Second, congressional Democrats have turned the 647-page stimulus legislation into an excuse for something that never needs an excuse — an exercise in wretched excess. They have forfeited some of the president's claim to deference.


The opposition should oppose mere opportunism, which comes in two forms. One is presenting pet projects hitherto considered unworthy of funding as suddenly meritorious because somehow stimulative. The other attaches major and non-germane policy changes to the stimulus legislation, counting on the need for speed to allow them to escape appropriate scrutiny. For example:


The stimulus legislation would create a council for Comparative Effectiveness Research. This is about medicine but not about healing the economy. The CER would identify (this is language from the draft report on the legislation) medical "items, procedures, and interventions" that it deems insufficiently effective or excessively expensive. They "will no longer be prescribed" by federal health programs. The next secretary of health and human services, Tom Daschle, has advocated a "Federal Health Board" similar to the CER, whose recommendations "would have teeth": Congress could restrict the tax exclusion for private health insurance to "insurance that complies with the Board's recommendation." The CER, which would dramatically advance government control — and rationing — of health care, should be thoroughly debated, not stealthily created in the name of "stimulus."
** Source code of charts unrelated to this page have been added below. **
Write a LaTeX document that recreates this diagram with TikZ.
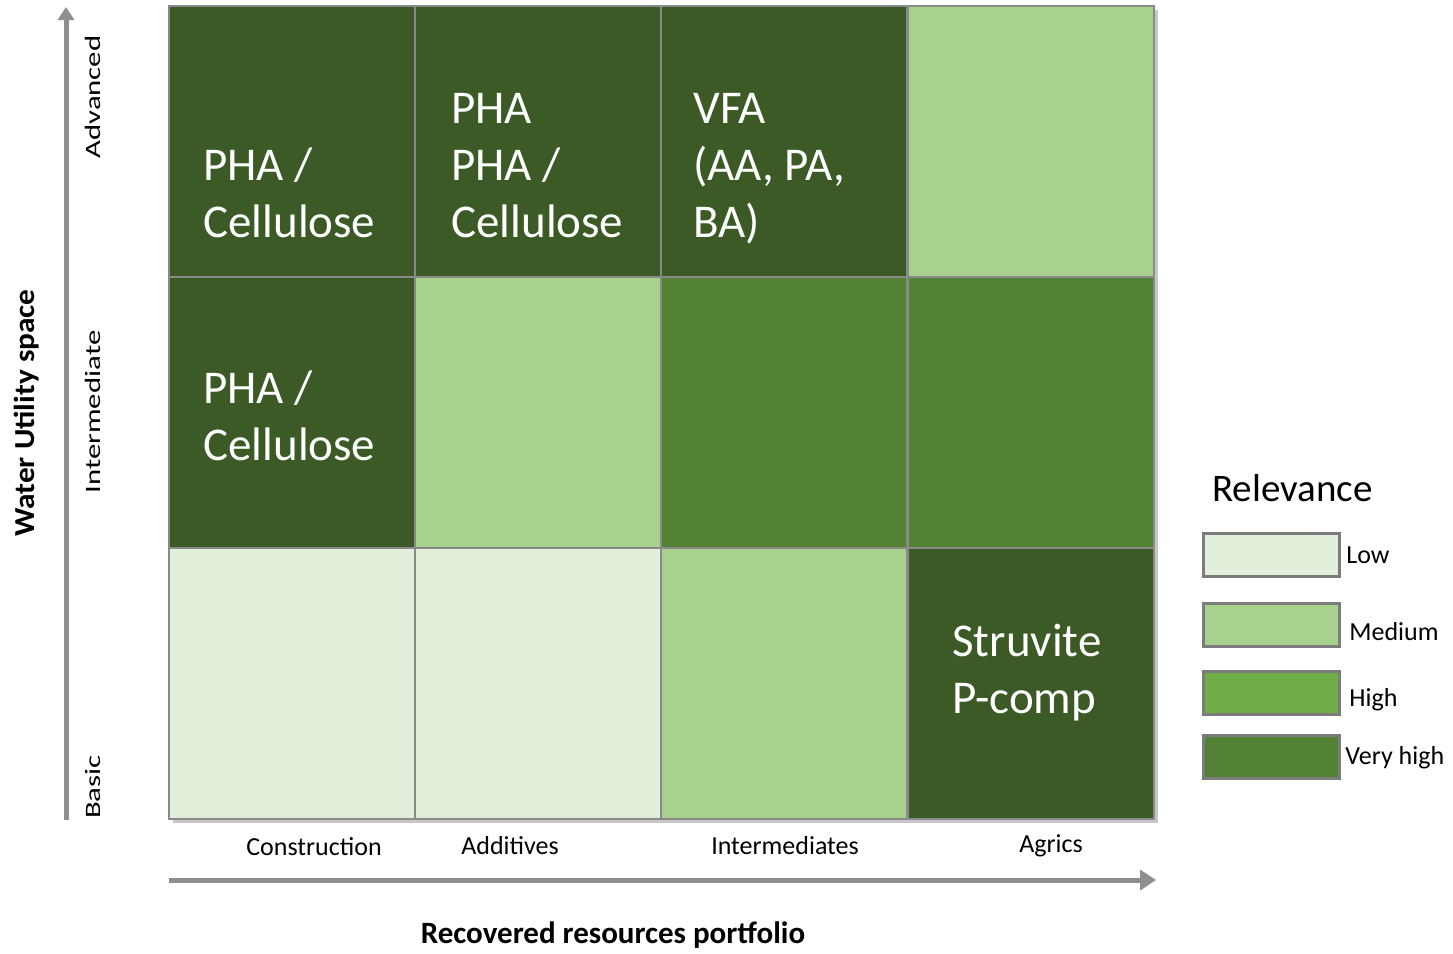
\documentclass[tikz,border=0pt]{standalone}
\usepackage{fontspec}
\setmainfont{Carlito}
\usetikzlibrary{arrows.meta}

\definecolor{cellDark}{HTML}{3B5A25}
\definecolor{cellVeryHigh}{HTML}{548235}
\definecolor{cellHigh}{HTML}{70AD47}
\definecolor{cellMedium}{HTML}{A9D18E}
\definecolor{cellLow}{HTML}{E2EFDA}
\definecolor{axisGray}{HTML}{8F8F8F}
\definecolor{lineGray}{HTML}{8A8A8A}

\begin{document}
\begin{tikzpicture}[x=0.5pt, y=-0.5pt]
    \tikzset{cell/.style={draw=lineGray, line width=1pt, minimum width=123pt, minimum height=135.5pt, inner sep=0pt},
             celltext/.style={text=white, align=left, anchor=base west, inner sep=0pt, font=\fontsize{23.5}{28.5}\selectfont},
             legbox/.style={draw=lineGray!90!black, line width=1.5pt, minimum width=68pt, minimum height=21.5pt, inner sep=0pt},
             leglabel/.style={anchor=west, inner sep=0pt, font=\fontsize{13}{15.6}\selectfont},
             axislabel/.style={inner sep=0pt, font=\fontsize{13}{15.6}\selectfont},
             levellabel/.style={inner sep=0pt, rotate=90, font=\fontsize{11}{13}\selectfont},
             axisarrow/.style={draw=axisGray, line width=2.5pt}}

    \useasboundingbox (0,0) rectangle (1453,954);

    % soft shadow behind the grid
    \fill[black!22] (173,10) rectangle (1158,823);

    % top row: advanced
    \node[cell, fill=cellDark] (adv1) at (292,141.5) {};
    \node[cell, fill=cellDark] (adv2) at (538,141.5) {};
    \node[cell, fill=cellDark] (adv3) at (784,141.5) {};
    \node[cell, fill=cellMedium] (adv4) at (1030.5,141.5) {};

    % middle row: intermediate
    \node[cell, fill=cellDark] (int1) at (292,412.5) {};
    \node[cell, fill=cellMedium] (int2) at (538,412.5) {};
    \node[cell, fill=cellVeryHigh] (int3) at (784,412.5) {};
    \node[cell, fill=cellVeryHigh] (int4) at (1030.5,412.5) {};

    % bottom row: basic
    \node[cell, fill=cellLow] (bas1) at (292,683.5) {};
    \node[cell, fill=cellLow] (bas2) at (538,683.5) {};
    \node[cell, fill=cellMedium] (bas3) at (784,683.5) {};
    \node[cell, fill=cellDark] (bas4) at (1030.5,683.5) {};

    % products in the cells (placed by the baseline of the last line)
    \node[celltext] (txtadv1) at (203,237) {PHA /\\Cellulose};
    \node[celltext] (txtadv2) at (451,237) {PHA\\PHA /\\Cellulose};
    \node[celltext] (txtadv3) at (693,237) {VFA\\(AA, PA,\\BA)};
    \node[celltext] (txtint1) at (203,460) {PHA /\\Cellulose};
    \node[celltext] (txtbas4) at (952,713) {Struvite\\P-comp};

    % axes
    \coordinate (ybot) at (66,820);
    \coordinate (ytop) at (66,7);
    \coordinate (xleft) at (169,880);
    \coordinate (xright) at (1156,880);
    \draw[axisarrow, -{Triangle[length=6.5pt, width=8pt]}] (ybot) -- (ytop);
    \draw[axisarrow, -{Triangle[length=8pt, width=10pt]}] (xleft) -- (xright);

    \node[levellabel] (lvladv) at (93,97) {\scalebox{1.4}[1]{Advanced}};
    \node[levellabel] (lvlint) at (93,412) {\scalebox{1.4}[1]{Intermediate}};
    \node[levellabel] (lvlbas) at (93,787) {\scalebox{1.4}[1]{Basic}};
    \node[inner sep=0pt, rotate=90, font=\bfseries\fontsize{14.5}{17}\selectfont] (ytitle) at (27,413) {\scalebox{1.08}[1]{Water Utility space}};

    \node[axislabel] (colcon) at (314,847) {Construction};
    \node[axislabel] (coladd) at (510,846) {Additives};
    \node[axislabel] (colint) at (785,846) {Intermediates};
    \node[axislabel] (colagr) at (1051,846) {Agrics};
    \node[inner sep=0pt, font=\bfseries\fontsize{15.5}{18}\selectfont] (xtitle) at (613,935) {Recovered resources portfolio};

    % legend
    \node[anchor=west, inner sep=0pt, font=\fontsize{19.5}{23}\selectfont] (legtitle) at (1212,488) {Relevance};
    \node[legbox, fill=cellLow] (leglow) at (1271,555) {};
    \node[legbox, fill=cellMedium] (legmed) at (1271,625) {};
    \node[legbox, fill=cellHigh] (leghigh) at (1271,693) {};
    \node[legbox, fill=cellVeryHigh] (legvhigh) at (1271,757) {};
    \node[leglabel] (lbllow) at (1346,555) {Low};
    \node[leglabel] (lblmed) at (1349,632) {Medium};
    \node[leglabel] (lblhigh) at (1349,700) {High};
    \node[leglabel] (lblvhigh) at (1345,758) {Very high};
\end{tikzpicture}
\end{document}
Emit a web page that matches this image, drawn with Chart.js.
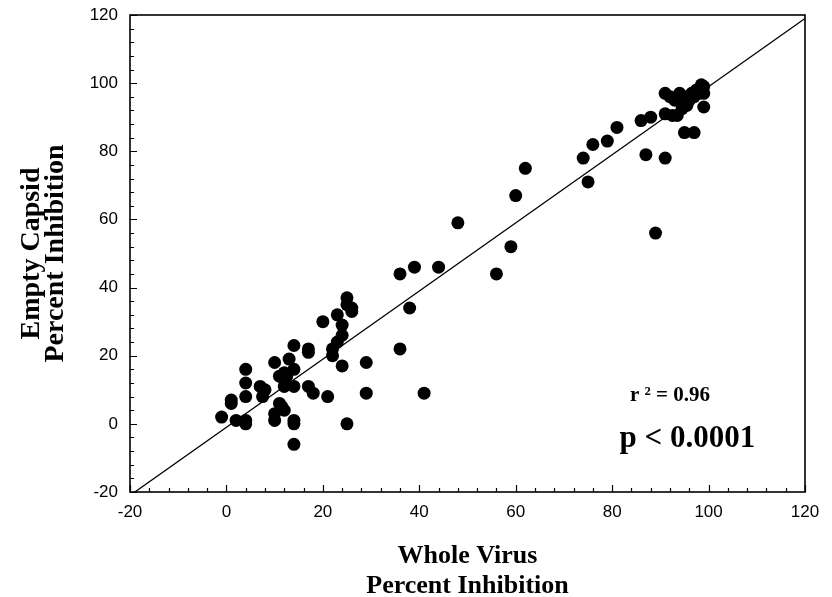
<!DOCTYPE html>
<html>
<head>
<meta charset="utf-8">
<script src="https://cdn.jsdelivr.net/npm/chart.js@4/dist/chart.umd.min.js"></script>
<style>
html,body{margin:0;padding:0;background:#ffffff;}
#wrap{width:832px;height:597px;position:relative;}
</style>
</head>
<body>
<div id="wrap"><canvas id="chart" width="832" height="597"></canvas></div>
<script>
// ---- data ----
const wholeVirus = [
  -1, 1, 1, 2, 4, 4, 4, 4, 4, 7, 8, 7.5, 10, 10, 10, 11, 12, 12.5, 13, 14, 14, 12, 12, 14,
  11, 11.5, 12, 14, 14, 14, 17, 17, 17, 18, 21, 20, 22, 22, 23, 24, 24, 23, 24, 25, 25, 26,
  26, 25, 29, 29,
  36, 39, 44, 48, 38, 36, 41, 56, 59, 60, 62,
  74, 75, 76, 79, 81, 86, 87, 88, 89, 91, 91, 92.5, 93.5, 91, 92, 94, 95, 97, 93, 94.5, 95.5,
  96.5, 97.5, 98.5, 99, 98, 99, 99, 95.5, 94.5, 97, 96, 98
];
const emptyCapsid = [
  2, 7, 6, 1, 1, 0, 16, 12, 8, 11, 10, 8, 18, 3, 1, 14, 15, 14, 19, 23, 16, 13, 11, 11,
  6, 5, 4, 1, 0, -6, 22, 21, 11, 9, 8, 30, 22, 20, 32, 29, 26, 24, 17, 37, 35, 34,
  33, 0, 18, 9,
  44, 46, 46, 59, 34, 22, 9, 44, 52, 67, 75,
  78, 71, 82, 83, 87, 89, 79, 90, 56, 78, 91, 90.5, 90.5, 97, 96, 97, 85.5, 85.5, 95, 94.5, 96,
  97, 98, 99.5, 99, 97, 93, 97, 93.5, 92.5, 96, 95, 98
];
const fitLineX = [-19, 120];
const fitLineY = [-20, 119];
const axisMin = -20;
const axisMax = 120;
const majorStep = 20;
const minorStep = 4;
const xTitleLines = ['Whole Virus', 'Percent Inhibition'];
const yTitleLines = ['Empty Capsid', 'Percent Inhibition'];
const rSquaredText = 'r ² = 0.96';
const pValueText = 'p < 0.0001';
const rSquaredPos = [92, 8.4];
const pValuePos = [95.6, -4.4];

// ---- build library structures ----
const scatterPoints = wholeVirus.map((x, i) => ({x: x, y: emptyCapsid[i]}));
const linePoints = fitLineX.map((x, i) => ({x: x, y: fitLineY[i]}));

const sansFont = "'Liberation Sans', Arial, Helvetica, sans-serif";
const serifFont = "'Liberation Serif', 'Times New Roman', Times, serif";

const frameAndTicks = {
  id: 'frameAndTicks',
  afterDatasetsDraw(chart) {
    const ctx = chart.ctx;
    const a = chart.chartArea;
    const xs = chart.scales.x, ys = chart.scales.y;
    ctx.save();
    ctx.strokeStyle = '#000';
    ctx.lineWidth = 1.2;
    ctx.beginPath();
    xs.ticks.forEach(t => {
      const px = Math.round(xs.getPixelForValue(t.value)) + 0.5;
      const len = (Math.abs(t.value % majorStep) < 1e-9) ? 7 : 4;
      ctx.moveTo(px, a.bottom);
      ctx.lineTo(px, a.bottom - len);
    });
    ys.ticks.forEach(t => {
      const py = Math.round(ys.getPixelForValue(t.value)) + 0.5;
      const len = (Math.abs(t.value % majorStep) < 1e-9) ? 7 : 4;
      ctx.moveTo(a.left, py);
      ctx.lineTo(a.left + len, py);
    });
    ctx.stroke();
    ctx.lineWidth = 1.6;
    ctx.strokeRect(a.left, a.top, a.right - a.left, a.bottom - a.top);
    ctx.restore();
  }
};

const statsText = {
  id: 'statsText',
  afterDraw(chart) {
    const ctx = chart.ctx;
    const xs = chart.scales.x, ys = chart.scales.y;
    ctx.save();
    ctx.fillStyle = '#000';
    ctx.textAlign = 'center';
    ctx.textBaseline = 'middle';
    ctx.font = 'bold 21px ' + serifFont;
    ctx.fillText(rSquaredText, xs.getPixelForValue(rSquaredPos[0]), ys.getPixelForValue(rSquaredPos[1]));
    ctx.font = 'bold 31px ' + serifFont;
    ctx.fillText(pValueText, xs.getPixelForValue(pValuePos[0]), ys.getPixelForValue(pValuePos[1]));
    ctx.restore();
  }
};

const tickLabel = v => (Math.abs(v % majorStep) < 1e-9 ? String(v) : '');

new Chart(document.getElementById('chart'), {
  type: 'scatter',
  data: {
    datasets: [
      {
        type: 'scatter',
        data: scatterPoints,
        backgroundColor: '#000',
        borderColor: '#000',
        borderWidth: 0,
        pointRadius: 6.5,
        pointHoverRadius: 6.5
      },
      {
        type: 'line',
        data: linePoints,
        borderColor: '#000',
        borderWidth: 1.3,
        pointRadius: 0,
        fill: false,
        tension: 0
      }
    ]
  },
  options: {
    responsive: false,
    animation: false,
    devicePixelRatio: 1,
    layout: {padding: {top: 15, right: 27, left: 0, bottom: 0}},
    plugins: {legend: {display: false}, tooltip: {enabled: false}},
    scales: {
      x: {
        type: 'linear',
        position: 'bottom',
        min: axisMin,
        max: axisMax,
        grid: {display: false, drawTicks: false},
        border: {display: false},
        ticks: {
          stepSize: minorStep,
          autoSkip: false,
          maxRotation: 0,
          padding: 10,
          color: '#000',
          font: {family: sansFont, size: 17},
          callback: tickLabel
        },
        title: {
          display: true,
          text: xTitleLines,
          color: '#000',
          font: {family: serifFont, size: 26, weight: 'bold', lineHeight: 1.154},
          padding: {top: 0, bottom: -4}
        },
        afterFit(scale) { scale.height = 105; scale.paddingLeft = 0; scale.paddingRight = 0; }
      },
      y: {
        type: 'linear',
        position: 'left',
        min: axisMin,
        max: axisMax,
        grid: {display: false, drawTicks: false},
        border: {display: false},
        ticks: {
          stepSize: minorStep,
          autoSkip: false,
          padding: 12,
          color: '#000',
          font: {family: sansFont, size: 17},
          callback: tickLabel
        },
        title: {
          display: true,
          text: yTitleLines,
          color: '#000',
          font: {family: serifFont, size: 28, weight: 'bold', lineHeight: 0.85},
          padding: {top: 20, bottom: 0}
        },
        afterFit(scale) { scale.width = 130; scale.paddingTop = 0; scale.paddingBottom = 0; }
      }
    }
  },
  plugins: [frameAndTicks, statsText]
});
</script>
</body>
</html>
The opposition's third duty is to assert inconvenient truths, one of which is that the truth shall make you modest. There never is a moment when an open society that wants to remain such does not need the wisdom of Friedrich Hayek, the Nobel Prize-winning economist who said: "The curious task of economics is to demonstrate to men how little they really know about what they imagine they can design." So the deference accorded this president should be proportional to his willingness to acknowledge that neither he nor anyone else can know whether the stimulus will work.


And from the quantity of deference owed to him, Republicans should subtract the sum of the opportunism of congressional Democrats. If Republicans conclude that the truly stimulative portion of the legislation is less than half the size of the portion composed of banal and brazen opportunism, and irrelevant but consequential policies surreptitiously pursued, they should oppose it.